-- begin Provided material --
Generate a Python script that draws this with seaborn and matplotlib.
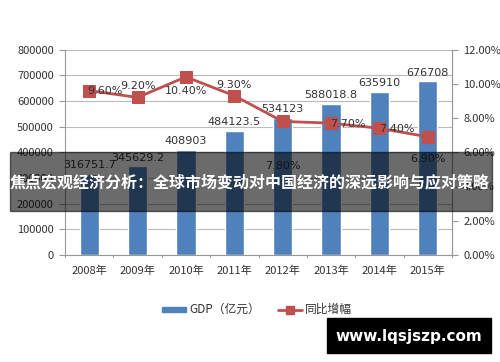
import matplotlib
matplotlib.use("Agg")
import matplotlib.pyplot as plt
import seaborn as sns
import pandas as pd
from matplotlib.patches import Rectangle
from matplotlib.lines import Line2D

years = ["2008年", "2009年", "2010年", "2011年", "2012年", "2013年", "2014年", "2015年"]
gdp = [316751.7, 345629.2, 408903, 484123.5, 534123, 588018.8, 635910, 676708]
gdp_labels = ["316751.7", "345629.2", "408903", "484123.5", "534123", "588018.8", "635910", "676708"]
growth = [9.6, 9.2, 10.4, 9.3, 7.8, 7.7, 7.4, 6.9]
growth_labels = ["9.60%", "9.20%", "10.40%", "9.30%", "7.80%", "7.70%", "7.40%", "6.90%"]
title = "焦点宏观经济分析：全球市场变动对中国经济的深远影响与应对策略"
watermark = "www.lqsjszp.com"

sns.set_theme(style="white")
plt.rcParams['font.family'] = ['Noto Sans CJK SC', 'DejaVu Sans']

df = pd.DataFrame({"year": years, "gdp": gdp, "growth": growth})

W, H = 500, 362
fig = plt.figure(figsize=(5, 3.62), dpi=100)
ax = fig.add_axes([65 / W, 1 - 255 / H, (452 - 65) / W, (255 - 49.5) / H])

blue = "#4F81BD"
red = "#C0504D"
txt = "#333333"

sns.barplot(data=df, x="year", y="gdp", color=blue, width=0.4, ax=ax, saturation=1)
ax.set_ylim(0, 800000)
ax.set_yticks(range(0, 800001, 100000))
ax.set_yticklabels([str(v) for v in range(0, 800001, 100000)], fontsize=8, color=txt)
ax.set_xlabel("")
ax.set_ylabel("")
ax.set_xlim(-0.5, 7.5)
ax.tick_params(axis="x", labelsize=8, colors=txt, pad=8, length=0)
ax.tick_params(axis="y", length=4, color="#999999", width=0.8, pad=4, left=True)
ax.yaxis.grid(True, color="#BBBBBB", linewidth=0.8)
ax.set_axisbelow(True)
ax.spines["top"].set_visible(False)
for s in ["left", "bottom", "right"]:
    ax.spines[s].set_color("#999999")
    ax.spines[s].set_linewidth(0.8)
for i in range(9):
    ax.plot([i - 0.5, i - 0.5], [0, -9000], color="#999999", lw=0.8, clip_on=False)

for i, (v, lab) in enumerate(zip(gdp, gdp_labels)):
    ax.text(i, v + 14000, lab, ha="center", va="bottom", fontsize=8, color=txt,
            family=['DejaVu Sans'])

ax2 = ax.twinx()
sns.lineplot(x=list(range(len(years))), y=growth, ax=ax2, color=red, linewidth=2,
             marker="s", markersize=8, markeredgecolor=red, legend=False)
ax2.set_ylim(0, 12)
ax2.set_yticks(range(0, 13, 2))
ax2.set_yticklabels([f"{v:.2f}%" for v in range(0, 13, 2)], fontsize=8, color=txt)
ax2.tick_params(axis="y", length=4, color="#999999", width=0.8, pad=4, right=True)
ax2.set_ylabel("")
for s in ["top", "left", "bottom"]:
    ax2.spines[s].set_visible(False)
ax2.spines["right"].set_color("#999999")
ax2.spines["right"].set_linewidth(0.8)

offs = [(0.32, -0.05), (0.0, 0.65), (0.0, -0.85), (0.0, 0.65),
        (0.0, -2.6), (0.35, -0.05), (0.35, -0.05), (0.0, -1.3)]
for i, (g, lab) in enumerate(zip(growth, growth_labels)):
    dx, dy = offs[i]
    ax2.text(i + dx, g + dy, lab, ha="center", va="center", fontsize=8, color=txt,
             family=['DejaVu Sans'])

# legend
fig.patches.append(Rectangle((162 / W, 1 - 312 / H), 24 / W, 5 / H, transform=fig.transFigure,
                             color=blue))
fig.text(189 / W, 1 - 309.5 / H, "GDP（亿元）", fontsize=8.5, color=txt, va="center")
fig.lines.append(Line2D([278 / W, 302 / W], [1 - 309.5 / H, 1 - 309.5 / H],
                        transform=fig.transFigure, color=red, lw=2))
fig.lines.append(Line2D([290 / W], [1 - 309.5 / H], transform=fig.transFigure, color=red,
                        marker="s", markersize=6))
fig.text(305 / W, 1 - 309.5 / H, "同比增幅", fontsize=8.5, color=txt, va="center")

# banner overlay
fig.patches.append(Rectangle((10 / W, 1 - 211 / H), 482 / W, 59 / H, transform=fig.transFigure,
                             color="black", alpha=0.58, zorder=10))
fig.text(250 / W, 1 - 182 / H, title, fontsize=11.5, color="white", weight="bold",
         ha="center", va="center", zorder=11)

# watermark
fig.patches.append(Rectangle((327 / W, 1 - 353 / H), 164 / W, 35 / H, transform=fig.transFigure,
                             color="black", zorder=10))
fig.text(409 / W, 1 - 336 / H, watermark, fontsize=11, color="white", weight="bold",
         ha="center", va="center", zorder=11, family=['DejaVu Sans'])

fig.savefig("out.png", dpi=100)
-- end Provided material --
→ **What is needed**
Please quote the lines of the material, beginning with the first and ending with the one that contains "from matplotlib.lines import Line2D", exactly as written and without any pictures.

→ **Exercise solution**
Generate a Python script that draws this with seaborn and matplotlib.
import matplotlib
matplotlib.use("Agg")
import matplotlib.pyplot as plt
import seaborn as sns
import pandas as pd
from matplotlib.patches import Rectangle
from matplotlib.lines import Line2D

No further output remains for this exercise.